‘Drive your dead over the edge…. Take that dead person passing for the living, and just leave them off. In life, don’t be ashes, be the flame…’ Clarissa Pinkola Este
Don Imus And Bernard McGuirk re “Nappy-Headed Hos”
I’m linking to this not at all to bring up the Imus nastiness, though perhaps reminders and thoughtful look backs aren’t so bad. But instead because my son was mean to his cousin last night… first time ever he used language that was nasty and in this article Clarissa Pinkole Este talks so clearly and honstly about the pschological reasons children start or try out tormenting behavior… honestly I have my whole life been on the other end and the one thing I will not allow is my own son to bring up his own shell of nasty. The language the tone, even the laugh, is modled after a neighborhood kid and we made it clear, you do not act like him, or treat people as he does or you will not spend time with him.. and we explained why and we told him we understood the alure but it was false and it would do him no good. Reading this article with what we as parents (and with my sister) were tyring to express, well she of course explains it perfectly. It was like clear rain water to read it, clarity, and renewing my own strength in what I believe is right and wrong and why children torment and how crippled are those who grow up to be tormentors… I over quoted it here because I want easy access to it, the whole article though is well worth a read.
—exerpt —
In psychology of groups, being brutal with others is catching, like an infection. Thuggery and torment by one, are contagions to those who are not immune to ‘joining in;’ to those who are being thoughtless in the moment, who are impulsive, easily distracted, afraid to be thought soft, fearful of being punished or losing some advantage for not joining in, wanting favor for their families, wanting to keep a friend more than wanting to hold to an ethic, wanting to be part of a coterie that calls itself ‘elite,’ feeling pressured to keep up a false persona, or simply not weighing inevitable negative consequences yet to come for those who proliferate the dehumanizing of others.
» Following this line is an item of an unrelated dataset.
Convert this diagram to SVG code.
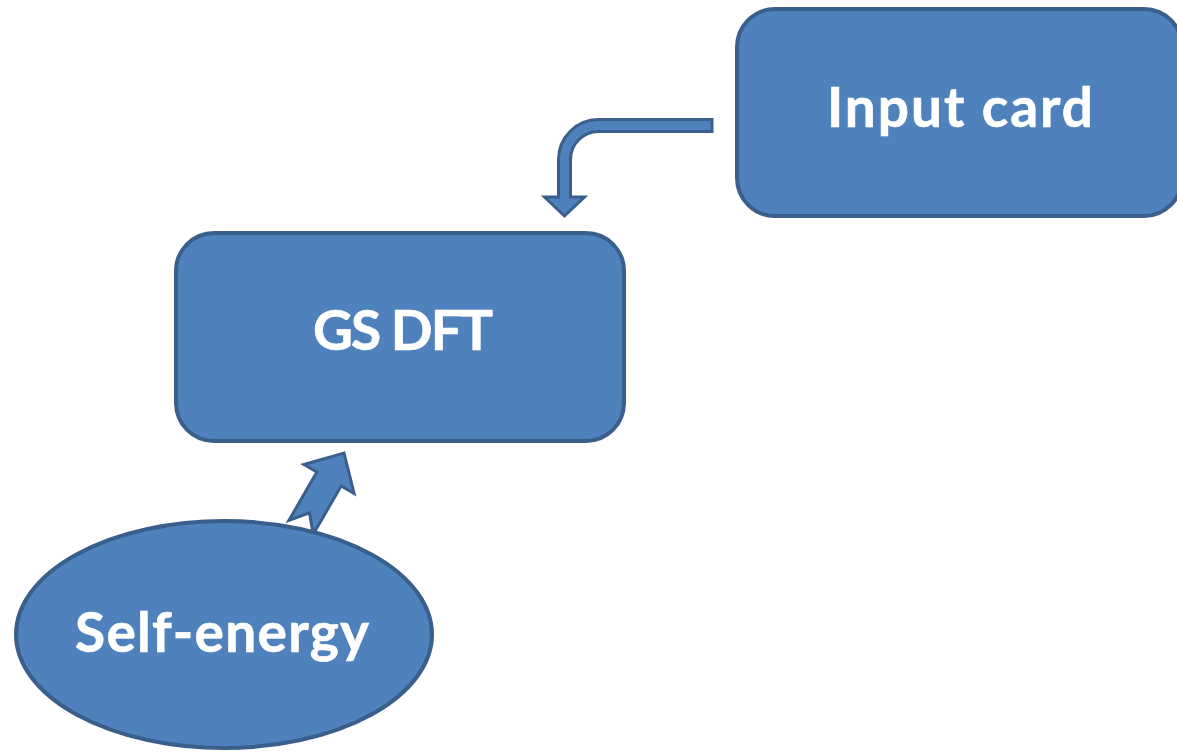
<svg xmlns="http://www.w3.org/2000/svg" width="1177" height="752" viewBox="0 0 1177 752">
  <style>
    .shape { fill: #4f81bd; stroke: #3a5f8c; stroke-width: 4; }
    .arrow { fill: #4f81bd; stroke: #3a5f8c; stroke-width: 3; stroke-linejoin: miter; }
    .label { fill: #ffffff; stroke: #ffffff; stroke-width: 0.6; font-family: Lato, "Open Sans", "Liberation Sans", sans-serif; font-weight: bold; font-size: 55px; text-anchor: middle; }
  </style>
  <rect width="1177" height="752" fill="#ffffff"/>

  <!-- connectors -->
  <g id="connectors">
    <!-- bent arrow: Input card to GS DFT -->
    <path class="arrow" d="M 712 119.5 L 598.5 119.5 A 40 40 0 0 0 558.5 159.5 L 558.5 197 L 544.5 197 L 564.5 216 L 584.5 197 L 570.5 197 L 570.5 159.5 A 28 28 0 0 1 598.5 131.5 L 712 131.5 Z"/>
    <!-- notched arrow: Self-energy to GS DFT -->
    <polygon class="arrow" transform="translate(344,453) rotate(30)" points="0,0 29,30 14,30 14,86 0,69 -14,86 -14,30 -29,30"/>
  </g>

  <g id="node-input-card">
    <rect class="shape" x="737" y="9" width="445" height="207" rx="38" ry="38"/>
    <text class="label" x="960" y="127" textLength="266" lengthAdjust="spacing">Input card</text>
  </g>

  <g id="node-gs-dft">
    <rect class="shape" x="176" y="233" width="448" height="208" rx="38" ry="38"/>
    <text class="label" x="403" y="350" textLength="180" lengthAdjust="spacing">GS DFT</text>
  </g>

  <g id="node-self-energy">
    <ellipse class="shape" cx="224" cy="634.5" rx="208" ry="113.5"/>
    <text class="label" x="222" y="652" textLength="294" lengthAdjust="spacing">Self-energy</text>
  </g>
</svg>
Children try out taunting one another, and sometimes gang up on one another. However, with adult leadership, they soon drop those behaviors and instead learn civility toward those they have little in common with, and favor an authenticity of friendships with others. Children are thus helped ‘to grow up’ by both peers and adults who notice and invite them to a higher bar. They may waver in learning these skills because they are young and still practicing. But they do learn discernment as they continue to practice.
But, some, for any number of reasons, instead learn to seek excitement in insulting and being cruel… most often for an outer and an inner payoff of some kind. They often try to inveigle vulnerable others to join them in spewing… in part because they take a kind of –not happiness, although they are often guffawing and giggling while tormenting others– but rather a kind of very evanescent security…a security that comes from seeing others add to the roil by copying their own poor treatment of others.
Most often, tormenters and menacers carry a painful secret as well: they cannot bear to be lonely or without the approval of others. Thus they seek like-kind. Somewhere in life, each decided that admiration is not available to or for them. They turn to ‘negative forms of admiration’ that do not satisfy either, but amongst humans, to not be recognized for anything at all is far worse than being a consistent carrier of negativity and a seeker of negative attention.